After the authentication center successfully verifies the user, the browser is redirected back to our frontend application, for example:
https://app.example.com/callback?code=abc123&state=random123
The frontend obtains:
- code: authorization code (temporary credential)
- state: used to verify request legitimacy
Our frontend can do nothing with this authorization code by itself. Its only purpose is for our backend application to exchange it with the authentication center's server for login details. This code can only be used once and generally expires after a short time.
(3) The Frontend Sends code to the Backend
The reason has already been explained above.

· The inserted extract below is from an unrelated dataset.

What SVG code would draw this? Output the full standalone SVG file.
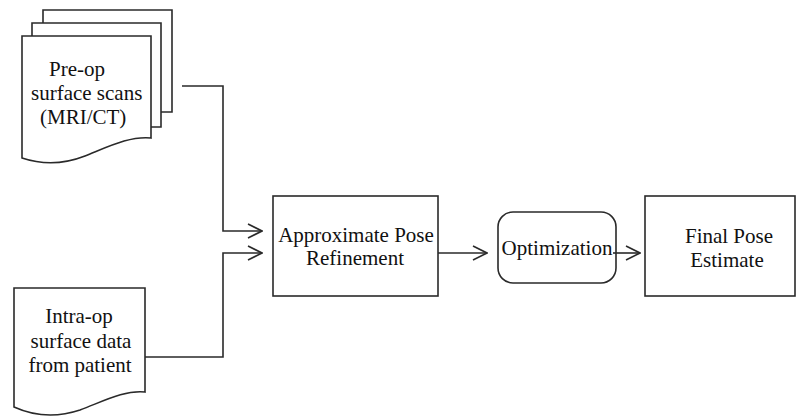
<svg xmlns="http://www.w3.org/2000/svg" width="798" height="417" viewBox="0 0 798 417">
  <defs>
    <marker id="chev" viewBox="0 0 16 16" refX="15" refY="8" markerWidth="16" markerHeight="16" markerUnits="userSpaceOnUse" orient="auto">
      <path d="M1,1 L15,8 L1,15" fill="none" stroke="#2a2a2a" stroke-width="1.6"/>
    </marker>
  </defs>
  <style>
    .shape { fill: #ffffff; stroke: #2a2a2a; stroke-width: 1.6; }
    .edge { fill: none; stroke: #2a2a2a; stroke-width: 1.6; }
    .conn { fill: none; stroke: #2a2a2a; stroke-width: 1.6; marker-end: url(#chev); }
    text { font-family: "Liberation Serif", "Times New Roman", serif; font-size: 21px; fill: #111; }
    .c { text-anchor: middle; }
  </style>
  <rect width="798" height="417" fill="#ffffff"/>

  <!-- stacked documents: pre-operative scans -->
  <g id="preop">
    <rect x="43" y="10" width="129" height="103" fill="#ffffff"/>
    <path class="edge" d="M43,23 V10 H172 V112 H161"/>
    <rect x="32" y="23" width="129" height="104" fill="#ffffff"/>
    <path class="edge" d="M32,36 V23 H161 V127 H151"/>
    <path class="shape" d="M22,36 H151 V138 C130,136 110,146 85,156 C62,165 40,164 22,158 Z"/>
    <text x="49" y="76">Pre-op</text>
    <text x="31" y="100">surface scans</text>
    <text x="40" y="124">(MRI/CT)</text>
  </g>

  <!-- single document: intra-operative data -->
  <g id="intraop">
    <path class="shape" d="M14,288 H145 V392 C124,390 104,401 80,410 C56,418 34,416 14,407 Z"/>
    <text class="c" x="79" y="323">Intra-op</text>
    <text class="c" x="81" y="348">surface data</text>
    <text class="c" x="80" y="372">from patient</text>
  </g>

  <g id="approx">
    <rect class="shape" x="273" y="196" width="165" height="100"/>
    <text class="c" x="356" y="242">Approximate Pose</text>
    <text class="c" x="355" y="265">Refinement</text>
  </g>

  <g id="optim">
    <rect class="shape" x="498" y="212" width="118" height="71" rx="15" ry="15"/>
    <text class="c" x="557" y="255">Optimization</text>
  </g>

  <g id="final">
    <rect class="shape" x="645" y="196" width="150" height="100"/>
    <text class="c" x="729" y="243">Final Pose</text>
    <text class="c" x="727" y="267">Estimate</text>
  </g>

  <g id="connectors">
    <path class="conn" d="M182,86 H223 V231 H262"/>
    <path class="conn" d="M145,357 H223 V253 H262"/>
    <path class="conn" d="M438,253 H487"/>
    <path class="conn" d="M613,253 H640"/>
  </g>
</svg>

(4) The Backend Uses code to Verify the User Identity with the Authentication Center
The backend requests the authentication center and must submit at least the following information:
- client_id
- client_secret
- code
The first two are agreed upon between us and the authentication center (or, in other words, authorized to us by the authentication center). Submitting them at this point indicates that we are a trusted backend. At the same time, this code was just issued by the authentication center, so it can naturally verify whether this code was issued by itself after "a valid user" successfully logged in to "this client_id application" just now. If verification passes, the authentication center will give us some information. This information at least guarantees that we can uniquely determine a user in our system.
The client_secret is exactly why this code is useless to anyone or any program other than our backend.

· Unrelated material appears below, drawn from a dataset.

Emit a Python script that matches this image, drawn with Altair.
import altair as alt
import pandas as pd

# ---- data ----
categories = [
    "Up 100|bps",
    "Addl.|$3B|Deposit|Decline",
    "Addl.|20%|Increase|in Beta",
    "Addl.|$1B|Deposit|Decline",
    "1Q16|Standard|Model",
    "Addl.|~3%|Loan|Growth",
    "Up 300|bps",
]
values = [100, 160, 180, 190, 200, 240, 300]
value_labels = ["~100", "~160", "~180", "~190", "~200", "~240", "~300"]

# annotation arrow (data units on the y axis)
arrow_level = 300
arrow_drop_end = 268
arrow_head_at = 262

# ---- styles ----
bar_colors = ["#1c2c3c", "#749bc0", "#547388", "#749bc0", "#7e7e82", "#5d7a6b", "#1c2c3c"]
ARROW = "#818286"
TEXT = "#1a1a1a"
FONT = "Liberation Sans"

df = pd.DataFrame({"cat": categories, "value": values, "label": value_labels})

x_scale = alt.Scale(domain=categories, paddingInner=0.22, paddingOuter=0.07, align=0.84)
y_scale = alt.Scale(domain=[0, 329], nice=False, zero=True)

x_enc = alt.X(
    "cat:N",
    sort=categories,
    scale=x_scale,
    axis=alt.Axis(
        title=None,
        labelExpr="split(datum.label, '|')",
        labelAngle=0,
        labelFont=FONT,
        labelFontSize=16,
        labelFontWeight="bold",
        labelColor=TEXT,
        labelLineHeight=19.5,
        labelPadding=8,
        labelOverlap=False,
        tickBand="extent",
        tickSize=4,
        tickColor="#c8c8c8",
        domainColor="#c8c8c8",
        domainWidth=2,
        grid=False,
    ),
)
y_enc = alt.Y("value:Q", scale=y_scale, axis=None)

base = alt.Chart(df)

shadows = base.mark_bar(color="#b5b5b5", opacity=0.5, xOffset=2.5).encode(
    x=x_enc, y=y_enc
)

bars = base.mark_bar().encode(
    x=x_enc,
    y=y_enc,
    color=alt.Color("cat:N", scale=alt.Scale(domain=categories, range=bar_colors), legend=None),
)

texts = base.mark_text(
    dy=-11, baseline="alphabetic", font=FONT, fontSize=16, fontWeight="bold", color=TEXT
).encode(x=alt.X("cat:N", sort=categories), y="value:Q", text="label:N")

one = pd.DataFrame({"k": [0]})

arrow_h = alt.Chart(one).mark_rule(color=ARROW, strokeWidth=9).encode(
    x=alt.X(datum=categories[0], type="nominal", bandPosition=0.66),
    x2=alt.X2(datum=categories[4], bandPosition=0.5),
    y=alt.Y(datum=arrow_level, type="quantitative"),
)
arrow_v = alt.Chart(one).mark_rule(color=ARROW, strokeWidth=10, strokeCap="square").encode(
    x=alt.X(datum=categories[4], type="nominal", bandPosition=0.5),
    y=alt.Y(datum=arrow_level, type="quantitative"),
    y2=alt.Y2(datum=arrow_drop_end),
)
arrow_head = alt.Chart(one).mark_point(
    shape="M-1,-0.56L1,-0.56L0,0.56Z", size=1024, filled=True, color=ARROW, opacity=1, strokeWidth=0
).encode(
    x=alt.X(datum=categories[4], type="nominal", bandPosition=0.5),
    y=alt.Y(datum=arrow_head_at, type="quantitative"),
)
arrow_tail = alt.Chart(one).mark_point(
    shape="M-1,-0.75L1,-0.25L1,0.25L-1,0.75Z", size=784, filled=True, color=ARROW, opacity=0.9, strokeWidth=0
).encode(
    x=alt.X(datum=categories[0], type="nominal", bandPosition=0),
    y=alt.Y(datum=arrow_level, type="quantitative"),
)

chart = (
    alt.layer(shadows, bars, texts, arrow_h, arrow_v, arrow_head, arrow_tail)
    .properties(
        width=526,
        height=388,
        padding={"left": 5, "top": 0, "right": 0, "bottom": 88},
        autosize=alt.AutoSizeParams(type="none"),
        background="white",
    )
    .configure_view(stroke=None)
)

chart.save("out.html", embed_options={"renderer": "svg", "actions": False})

(5) The Backend Queries Its Own Database to Confirm the User's Situation
The authentication center is only responsible for confirming identity. It does not care at all about any business details of our system. At this point, all interaction with the authentication center has been completed. Everything afterward is just the same flow a normal "username and password login" would need to go through.
For example, this user may be an administrator in our system, or an ordinary user, or our login API may need to return the user's avatar. Another example: this user may not exist in our system. If the user chose "Log in with WeChat", do we automatically create a new user or require the user to bind a phone number? The authentication center does not care about any of these matters.
(6) The Backend Issues a JWT to the Frontend
See https://www.elecmonkey.com/blog/note-jwt.
Of course, a session-based model can also be used, depending on resources and business scenarios.